-- start --

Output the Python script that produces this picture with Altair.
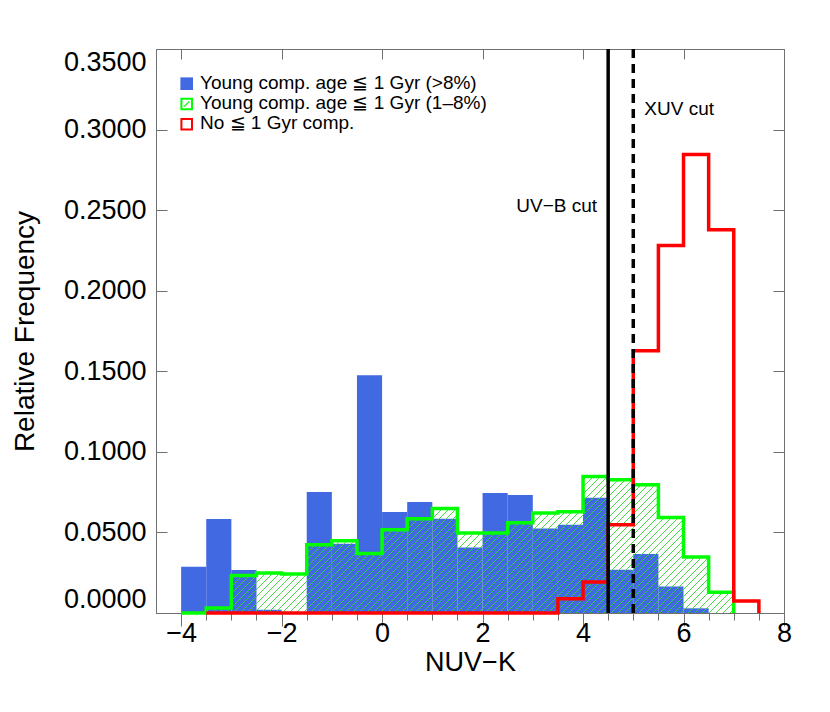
import altair as alt
import numpy as np
import pandas as pd

# ---------------- data ----------------
bin_width = 0.5
bin_left = [-4.0, -3.5, -3.0, -2.5, -2.0, -1.5, -1.0, -0.5, 0.0, 0.5, 1.0,
            1.5, 2.0, 2.5, 3.0, 3.5, 4.0, 4.5, 5.0, 5.5, 6.0, 6.5]
# Young comp. age <= 1 Gyr (>8%)  (blue filled)
young_high = [0.0287, 0.0583, 0.0267, 0.0020, 0.0000, 0.0751, 0.0430, 0.1476,
              0.0627, 0.0689, 0.0585, 0.0407, 0.0744, 0.0732, 0.0525, 0.0548,
              0.0715, 0.0269, 0.0366, 0.0165, 0.0029, 0.0000]
# Young comp. age <= 1 Gyr (1-8%)  (green hatched)
young_low = [0.0000, 0.0031, 0.0233, 0.0248, 0.0242, 0.0424, 0.0449, 0.0370,
             0.0517, 0.0585, 0.0649, 0.0496, 0.0496, 0.0560, 0.0620, 0.0628,
             0.0847, 0.0827, 0.0796, 0.0593, 0.0347, 0.0128]
# No <= 1 Gyr comp.  (red outline)
red_left = [-3.5, -3.0, -2.5, -2.0, -1.5, -1.0, -0.5, 0.0, 0.5, 1.0, 1.5,
            2.0, 2.5, 3.0, 3.5, 4.0, 4.5, 5.0, 5.5, 6.0, 6.5, 7.0]
no_young = [0.0000, 0.0000, 0.0000, 0.0000, 0.0000, 0.0000, 0.0000, 0.0000,
            0.0000, 0.0000, 0.0000, 0.0000, 0.0000, 0.0000, 0.0089, 0.0192,
            0.0548, 0.1627, 0.2280, 0.2845, 0.2378, 0.0074]

legend_labels = ["Young comp. age \u2266 1 Gyr (>8%)",
                 "Young comp. age \u2266 1 Gyr (1\u20138%)",
                 "No \u2266 1 Gyr comp."]
cut_values = [4.5, 5.0]
cut_labels = ["UV\u2212B cut", "XUV cut"]

x_major = [-4, -2, 0, 2, 4, 6, 8]
x_minor = [-4.0, -3.5, -3.0, -2.5, -2.0, -1.5, -1.0, -0.5, 0.0, 0.5, 1.0, 1.5,
           2.0, 2.5, 3.0, 3.5, 4.0, 4.5, 5.0, 5.5, 6.0, 6.5, 7.0, 7.5]
y_ticks = [0.0, 0.05, 0.10, 0.15, 0.20, 0.25, 0.30, 0.35]

# ---------------- layout / style ----------------
W, H = 628, 564
XD = [-4.5, 8.0]
YD = [0.0, 0.35]
FONT = "Liberation Sans"
AX = "#707070"
BLUE = "#4169E1"
GREEN = "#00FF00"
RED = "#FF0000"

xs = alt.Scale(domain=XD, nice=False, zero=False)
ys = alt.Scale(domain=YD, nice=False, zero=False)

# ---------------- tables ----------------
blue_df = pd.DataFrame({
    "x0": bin_left,
    "x1": [b + bin_width for b in bin_left],
    "y": young_high,
    "base": [0.0] * len(bin_left),
})

green_df = pd.DataFrame({
    "x": bin_left + [bin_left[-1] + bin_width],
    "y": young_low + [0.0],
})
red_df = pd.DataFrame({
    "x": red_left + [red_left[-1] + bin_width],
    "y": no_young + [0.0],
})

# hatch segments clipped to each green bin (45 degree lines in pixel space)
sx = W / (XD[1] - XD[0])
sy = H / (YD[1] - YD[0])
step = 7.0
hx, hy, hx2, hy2 = [], [], [], []
for left, h in zip(bin_left, young_low):
    if h <= 0:
        continue
    u0 = (left - XD[0]) * sx
    u1 = (left + bin_width - XD[0]) * sx
    hv = h * sy
    c = np.floor((u0 - hv) / step) * step
    while c < u1:
        lo = max(0.0, u0 - c)
        hi = min(hv, u1 - c)
        if hi > lo:
            hx.append((lo + c) / sx + XD[0])
            hy.append(lo / sy)
            hx2.append((hi + c) / sx + XD[0])
            hy2.append(hi / sy)
        c += step
hatch_df = pd.DataFrame({"hx": hx, "hy": hy, "hx2": hx2, "hy2": hy2})

# ---------------- layers ----------------
blue = alt.Chart(blue_df).mark_rect(color=BLUE).encode(
    x=alt.X("x0:Q", scale=xs, axis=alt.Axis(
        orient="bottom", values=x_major, format="d", tickSize=13, tickColor=AX,
        domainColor=AX, grid=False, labelFont=FONT, labelFontSize=27,
        labelColor="black", labelPadding=15, labelBaseline="alphabetic",
        labelFlush=False, title="NUV\u2212K", titleFont=FONT, titleFontSize=27,
        titleFontWeight="normal", titleColor="black", titleX=W / 2, titleY=57,
        titleBaseline="alphabetic")),
    x2="x1:Q",
    y=alt.Y("y:Q", scale=ys, axis=alt.Axis(
        orient="left", values=y_ticks, format=".4f", ticks=False, tickSize=0,
        domainColor=AX, grid=False, labelFont=FONT, labelFontSize=27,
        labelColor="black", labelPadding=10, labelFlush=True,
        labelFlushOffset=0, title="Relative Frequency", titleFont=FONT,
        titleFontSize=28, titleFontWeight="normal", titleColor="black",
        titleX=-123, titleY=H / 2, titleBaseline="alphabetic")),
    y2="base:Q",
)

hatch = alt.Chart(hatch_df).mark_rule(color="#2fd82f", strokeWidth=0.9).encode(
    x=alt.X("hx:Q", scale=xs, axis=alt.Axis(
        orient="bottom", values=x_minor, tickSize=7, tickColor=AX,
        labels=False, domain=False, grid=False, title=None)),
    x2="hx2:Q",
    y=alt.Y("hy:Q", scale=ys, axis=alt.Axis(
        orient="right", offset=-W, values=y_ticks, tickSize=11, tickColor=AX,
        labels=False, domain=False, grid=False, title=None)),
    y2="hy2:Q",
)

green = alt.Chart(green_df).mark_line(
    interpolate="step-after", color=GREEN, strokeWidth=3.5, strokeJoin="miter"
).encode(
    x=alt.X("x:Q", scale=xs, axis=alt.Axis(
        orient="bottom", offset=-H, values=x_major, tickSize=10, tickColor=AX,
        labels=False, domain=True, domainColor=AX, grid=False, title=None)),
    y=alt.Y("y:Q", scale=ys, axis=alt.Axis(
        orient="left", offset=-W, values=y_ticks, tickSize=11, tickColor=AX,
        labels=False, domain=True, domainColor=AX, grid=False, title=None)),
)

red = alt.Chart(red_df).mark_line(
    interpolate="step-after", color=RED, strokeWidth=3.5, strokeJoin="miter"
).encode(
    x=alt.X("x:Q", scale=xs, axis=None),
    y=alt.Y("y:Q", scale=ys, axis=None),
)

solid = alt.Chart(pd.DataFrame({"x": [cut_values[0]]})).mark_rule(
    color="black", strokeWidth=3.5).encode(x=alt.X("x:Q", scale=xs, axis=None))
dashed = alt.Chart(pd.DataFrame({"x": [cut_values[1]]})).mark_rule(
    color="black", strokeWidth=3.5, strokeDash=[9, 6]).encode(
    x=alt.X("x:Q", scale=xs, axis=None))

t_uvb = alt.Chart(pd.DataFrame({"x": [cut_values[0]], "t": [cut_labels[0]]})).mark_text(
    align="right", baseline="alphabetic", dx=-11, font=FONT, fontSize=19, color="black"
).encode(x=alt.X("x:Q", scale=xs, axis=None),
         y=alt.YDatum(0.249, scale=ys, axis=None), text="t:N")
t_xuv = alt.Chart(pd.DataFrame({"x": [cut_values[1]], "t": [cut_labels[1]]})).mark_text(
    align="left", baseline="alphabetic", dx=11, font=FONT, fontSize=19, color="black"
).encode(x=alt.X("x:Q", scale=xs, axis=None),
         y=alt.YDatum(0.309, scale=ys, axis=None), text="t:N")

# legend (manual, inside top-left)
leg_df = pd.DataFrame({"label": legend_labels, "i": [0, 1, 2]})
leg_base = alt.Chart(leg_df).transform_calculate(
    ty="39.7 + 20.3 * datum.i", sy="34.7 + 20.3 * datum.i")

leg_blue = leg_base.transform_filter("datum.i == 0").mark_square(
    color=BLUE, size=160, opacity=1).encode(
    x=alt.value(30.7), y=alt.Y("sy:Q", scale=None, axis=None))
leg_green = leg_base.transform_filter("datum.i == 1").mark_square(
    filled=False, color=GREEN, strokeWidth=2, size=112, opacity=1).encode(
    x=alt.value(30.7), y=alt.Y("sy:Q", scale=None, axis=None))
leg_green_diag = leg_base.transform_filter("datum.i == 1").mark_point(
    shape="M-0.5,0.5L0.5,-0.5", filled=False, color=GREEN, strokeWidth=1.3,
    size=112, opacity=1).encode(
    x=alt.value(30.7), y=alt.Y("sy:Q", scale=None, axis=None))
leg_red = leg_base.transform_filter("datum.i == 2").mark_square(
    filled=False, color=RED, strokeWidth=2, size=112, opacity=1).encode(
    x=alt.value(30.7), y=alt.Y("sy:Q", scale=None, axis=None))
leg_text = leg_base.mark_text(
    align="left", baseline="alphabetic", font=FONT, fontSize=19, color="black"
).encode(x=alt.value(44), y=alt.Y("ty:Q", scale=None, axis=None), text="label:N")

chart = alt.layer(
    blue, hatch, green, red, solid, dashed, t_uvb, t_xuv,
    leg_blue, leg_green, leg_green_diag, leg_red, leg_text,
).resolve_scale(x="shared", y="shared").resolve_axis(
    x="independent", y="independent"
).properties(
    width=W, height=H,
    autosize=alt.AutoSizeParams(type="none"),
    padding={"left": 148, "top": 41, "right": 30, "bottom": 90},
).configure_view(stroke=None).configure(font=FONT, background="white")

chart.save("out.html", embed_options={"renderer": "svg", "actions": False})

-- end --

» Written exercise: Pictures are excluded: retype only the lines from the beginning of the listing above through the line with "import pandas as pd", both included.

» Answer to the problem:
Output the Python script that produces this picture with Altair.
import altair as alt
import numpy as np
import pandas as pd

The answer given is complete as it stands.